匍匐在隴原大地上的長城風骨
位于黃河上游的甘肅面積45.37萬平方公里,在東西蜿蜒1600多公里的大地上,秦、漢、明三代萬里長城星羅棋布。戰國秦長城的西端在境內的臨洮,明長城的西端在嘉峪關,而漢長城經敦煌西延至鹽澤(今羅布泊),(吳礽驤:《河西漢塞調查與研究》頁17)總里程達4000公里,占全國的四分之一,可謂長城資源大省,現存長城文化十分豐厚。

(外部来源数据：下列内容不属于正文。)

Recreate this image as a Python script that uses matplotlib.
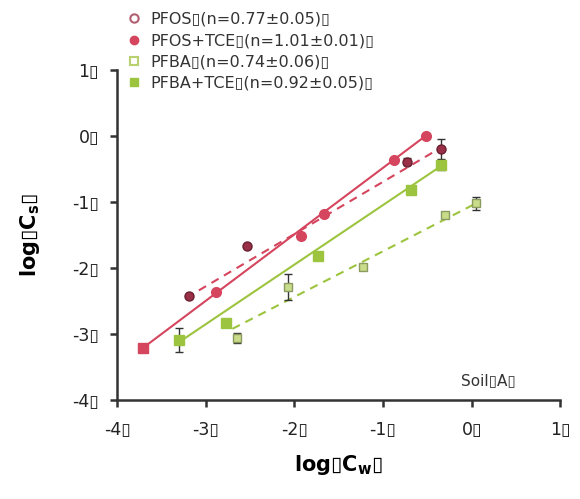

提起長城,人們總忘不了孟姜女哭長城的故事,自然也就認為萬里長城是從秦始皇時期開始修建的。其實長城起自春秋末戰國初,當時各諸侯國為了防御建起了各自的長城。戰國秦長城興建于秦昭王(前306年-前251年)中期,(祝中熹:《甘肅通史·先秦卷》頁399)。關于戰國秦長城的西段起點,一些學者把戰國秦長城與秦始皇秦長城混為一談,認為秦長城起于臨洮,即今臨洮。然而秦臨洮為現在的岷縣,而現在的臨洮秦時稱狄道,為隴西郡治。岷縣一直沒有找到長城的遺跡,考古工作者卻在臨洮縣新添鄉三十里墩的殺王坡發現秦長城。經過多年考證,考古界確認現在的臨洮縣是秦長城西端的起點,古代文獻資料所載的“臨洮”“遼東”應該都是泛指,臨洮就是臨近洮河的意思。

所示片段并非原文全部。